Woodward Compensation Detailed

LSU Associate Athletic Director Verge Ausberry called this writer to note the $7-million figure for compensation of LSU AD Scott Woodward was not intended to be a yearly number. Ausberry was questioned about Woodward’s financial package as a witness in the Sharon Lewis federal trial in Baton Rouge and was quoted in this column in the January issue.

Records obtained by Tiger Rag show that Woodward’s revised contract runs through April 30, 2029.

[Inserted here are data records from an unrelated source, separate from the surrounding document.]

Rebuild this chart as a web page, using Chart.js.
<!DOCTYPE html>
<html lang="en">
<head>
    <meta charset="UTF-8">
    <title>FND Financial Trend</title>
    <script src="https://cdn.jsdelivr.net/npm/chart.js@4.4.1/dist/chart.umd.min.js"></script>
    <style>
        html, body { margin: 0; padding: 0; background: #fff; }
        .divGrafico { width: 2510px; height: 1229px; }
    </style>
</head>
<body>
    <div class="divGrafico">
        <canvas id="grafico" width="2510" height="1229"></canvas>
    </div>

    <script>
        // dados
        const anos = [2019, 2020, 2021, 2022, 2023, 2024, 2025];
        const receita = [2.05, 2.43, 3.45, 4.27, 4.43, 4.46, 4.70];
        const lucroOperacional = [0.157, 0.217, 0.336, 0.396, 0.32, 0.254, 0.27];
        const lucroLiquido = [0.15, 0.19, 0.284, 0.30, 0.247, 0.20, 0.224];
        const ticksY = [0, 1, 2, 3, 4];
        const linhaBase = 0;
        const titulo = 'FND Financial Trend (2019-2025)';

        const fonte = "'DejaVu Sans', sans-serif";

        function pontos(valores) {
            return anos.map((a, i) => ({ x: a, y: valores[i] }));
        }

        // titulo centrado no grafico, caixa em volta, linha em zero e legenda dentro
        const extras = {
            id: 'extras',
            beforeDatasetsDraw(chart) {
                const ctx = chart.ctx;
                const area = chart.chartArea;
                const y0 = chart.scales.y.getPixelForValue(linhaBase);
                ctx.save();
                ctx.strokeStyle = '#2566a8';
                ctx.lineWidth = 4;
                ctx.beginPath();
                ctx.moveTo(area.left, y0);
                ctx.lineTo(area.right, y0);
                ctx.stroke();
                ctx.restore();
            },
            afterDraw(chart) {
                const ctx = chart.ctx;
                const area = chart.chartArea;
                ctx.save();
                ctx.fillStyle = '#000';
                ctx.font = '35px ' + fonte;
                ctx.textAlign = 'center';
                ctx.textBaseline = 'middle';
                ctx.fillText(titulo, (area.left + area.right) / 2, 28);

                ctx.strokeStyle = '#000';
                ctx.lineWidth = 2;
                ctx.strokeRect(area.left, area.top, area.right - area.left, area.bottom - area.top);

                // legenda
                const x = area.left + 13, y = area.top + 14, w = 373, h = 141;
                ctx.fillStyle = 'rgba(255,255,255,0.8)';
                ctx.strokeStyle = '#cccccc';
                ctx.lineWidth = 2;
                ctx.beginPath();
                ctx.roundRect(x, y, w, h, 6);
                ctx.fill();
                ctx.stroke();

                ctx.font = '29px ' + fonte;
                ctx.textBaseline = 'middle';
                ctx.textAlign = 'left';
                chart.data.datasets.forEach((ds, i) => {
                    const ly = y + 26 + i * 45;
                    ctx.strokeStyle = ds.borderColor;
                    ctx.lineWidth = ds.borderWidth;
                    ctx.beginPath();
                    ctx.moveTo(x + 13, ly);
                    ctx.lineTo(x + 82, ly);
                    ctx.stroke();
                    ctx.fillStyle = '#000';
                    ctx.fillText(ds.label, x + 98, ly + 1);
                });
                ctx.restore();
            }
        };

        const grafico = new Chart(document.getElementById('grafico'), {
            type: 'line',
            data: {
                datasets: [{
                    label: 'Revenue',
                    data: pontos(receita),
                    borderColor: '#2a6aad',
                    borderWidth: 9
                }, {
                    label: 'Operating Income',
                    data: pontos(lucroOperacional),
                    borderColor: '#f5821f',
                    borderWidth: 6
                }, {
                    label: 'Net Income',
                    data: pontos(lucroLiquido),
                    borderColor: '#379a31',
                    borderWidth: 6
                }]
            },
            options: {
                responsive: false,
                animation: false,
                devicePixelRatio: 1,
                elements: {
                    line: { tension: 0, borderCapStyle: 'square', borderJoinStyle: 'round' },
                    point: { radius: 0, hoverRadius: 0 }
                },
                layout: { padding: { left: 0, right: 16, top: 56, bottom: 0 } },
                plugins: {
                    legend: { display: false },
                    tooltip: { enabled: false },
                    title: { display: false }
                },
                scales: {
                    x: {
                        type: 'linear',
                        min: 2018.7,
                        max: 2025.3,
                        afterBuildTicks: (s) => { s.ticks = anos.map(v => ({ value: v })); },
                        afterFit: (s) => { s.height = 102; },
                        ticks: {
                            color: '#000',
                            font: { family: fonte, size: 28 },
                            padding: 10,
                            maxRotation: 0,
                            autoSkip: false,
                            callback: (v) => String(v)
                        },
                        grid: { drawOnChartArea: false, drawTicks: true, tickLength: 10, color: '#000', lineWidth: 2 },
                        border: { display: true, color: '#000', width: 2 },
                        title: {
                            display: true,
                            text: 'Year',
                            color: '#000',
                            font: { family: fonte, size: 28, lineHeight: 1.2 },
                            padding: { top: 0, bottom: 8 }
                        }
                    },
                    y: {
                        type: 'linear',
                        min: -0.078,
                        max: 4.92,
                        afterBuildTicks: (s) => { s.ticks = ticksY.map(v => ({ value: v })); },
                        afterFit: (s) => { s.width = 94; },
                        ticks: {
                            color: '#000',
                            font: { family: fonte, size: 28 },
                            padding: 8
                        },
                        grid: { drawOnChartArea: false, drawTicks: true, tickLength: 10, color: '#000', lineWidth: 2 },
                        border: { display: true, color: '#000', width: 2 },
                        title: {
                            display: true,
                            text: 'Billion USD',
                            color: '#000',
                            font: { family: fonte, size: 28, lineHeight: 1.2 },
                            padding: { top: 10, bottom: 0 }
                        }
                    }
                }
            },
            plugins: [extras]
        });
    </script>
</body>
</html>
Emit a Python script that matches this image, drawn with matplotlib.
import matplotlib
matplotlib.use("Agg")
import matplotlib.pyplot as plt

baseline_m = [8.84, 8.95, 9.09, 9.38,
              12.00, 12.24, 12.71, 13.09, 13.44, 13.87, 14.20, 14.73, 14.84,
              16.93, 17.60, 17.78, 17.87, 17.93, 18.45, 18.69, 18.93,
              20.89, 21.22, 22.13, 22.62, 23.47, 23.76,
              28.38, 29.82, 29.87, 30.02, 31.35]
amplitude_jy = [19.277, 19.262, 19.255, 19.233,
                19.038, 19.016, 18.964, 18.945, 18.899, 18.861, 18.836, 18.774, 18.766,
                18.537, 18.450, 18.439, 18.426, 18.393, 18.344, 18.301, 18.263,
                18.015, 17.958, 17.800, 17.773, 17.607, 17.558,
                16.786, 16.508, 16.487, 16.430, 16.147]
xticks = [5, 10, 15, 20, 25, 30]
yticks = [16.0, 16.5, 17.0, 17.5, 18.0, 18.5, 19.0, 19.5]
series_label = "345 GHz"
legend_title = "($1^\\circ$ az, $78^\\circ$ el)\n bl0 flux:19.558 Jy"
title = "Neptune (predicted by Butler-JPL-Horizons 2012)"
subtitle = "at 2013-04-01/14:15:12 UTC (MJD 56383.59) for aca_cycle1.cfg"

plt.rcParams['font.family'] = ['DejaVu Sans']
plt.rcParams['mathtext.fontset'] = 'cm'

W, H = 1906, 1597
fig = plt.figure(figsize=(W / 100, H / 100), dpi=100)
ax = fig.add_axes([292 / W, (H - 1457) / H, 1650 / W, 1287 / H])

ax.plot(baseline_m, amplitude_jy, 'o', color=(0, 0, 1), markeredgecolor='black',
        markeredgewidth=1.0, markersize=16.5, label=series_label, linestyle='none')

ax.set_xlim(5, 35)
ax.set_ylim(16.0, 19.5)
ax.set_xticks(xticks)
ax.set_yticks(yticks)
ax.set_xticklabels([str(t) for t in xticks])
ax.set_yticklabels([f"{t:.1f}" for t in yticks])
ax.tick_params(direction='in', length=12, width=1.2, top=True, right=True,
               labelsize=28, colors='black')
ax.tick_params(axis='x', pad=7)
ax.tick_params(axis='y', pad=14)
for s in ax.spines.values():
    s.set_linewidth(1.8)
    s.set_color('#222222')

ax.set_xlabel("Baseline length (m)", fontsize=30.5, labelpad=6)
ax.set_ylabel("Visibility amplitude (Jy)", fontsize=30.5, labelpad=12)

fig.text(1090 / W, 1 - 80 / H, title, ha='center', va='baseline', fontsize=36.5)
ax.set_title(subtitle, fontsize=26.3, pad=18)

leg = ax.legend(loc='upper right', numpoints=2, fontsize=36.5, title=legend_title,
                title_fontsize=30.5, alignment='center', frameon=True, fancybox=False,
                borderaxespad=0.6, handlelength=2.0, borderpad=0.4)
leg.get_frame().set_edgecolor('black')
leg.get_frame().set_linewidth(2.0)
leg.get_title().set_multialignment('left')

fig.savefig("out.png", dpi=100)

Here are some particulars:

  1. Base salary of $525,000.
  2. Supplemental compensation of $1,325,000.
  3. Performance payment of $500,000 if LSU wins a national title in any varsity sport or wins 3 SEC championships in any varsity sport or qualifies for a BCS semifinal game.
  4. Up to $250,000 for achieving academic performance goals.
  5. Family membership in a social club, athletic club or country club.
  6. A mobile communications device and service.
  7. Use of two courtesy vehicles.
  8. Insurance for the two courtesy vehicles.
  9. Other reasonable and related employee benefits to be provided by a Foundation, as authorized by the President after a review by the LSU General Counsel.
  10. Woodward may receive other revenue with prior written approval from the President, including the use of his name with a commercial, public or private entity.
  11. Woodward shall report to the President annually all athletically-related income from sources outside LSU, and LSU shall have reasonable access to all records for verification.
  12. Only the base salary shall be considered for computation of retirement benefits.
  13. If Woodward terminates agreement prior to July 1,2026, he owes a penalty of $2-million.
  14. If Woodward terminates agreement after July 1, 2026, he owes a penalty of $1-million.

Woodward’s yearly compensation remains unknown because of his ability to earn unreported outside income. His package is the among the most lucrative for athletic directors in college sports.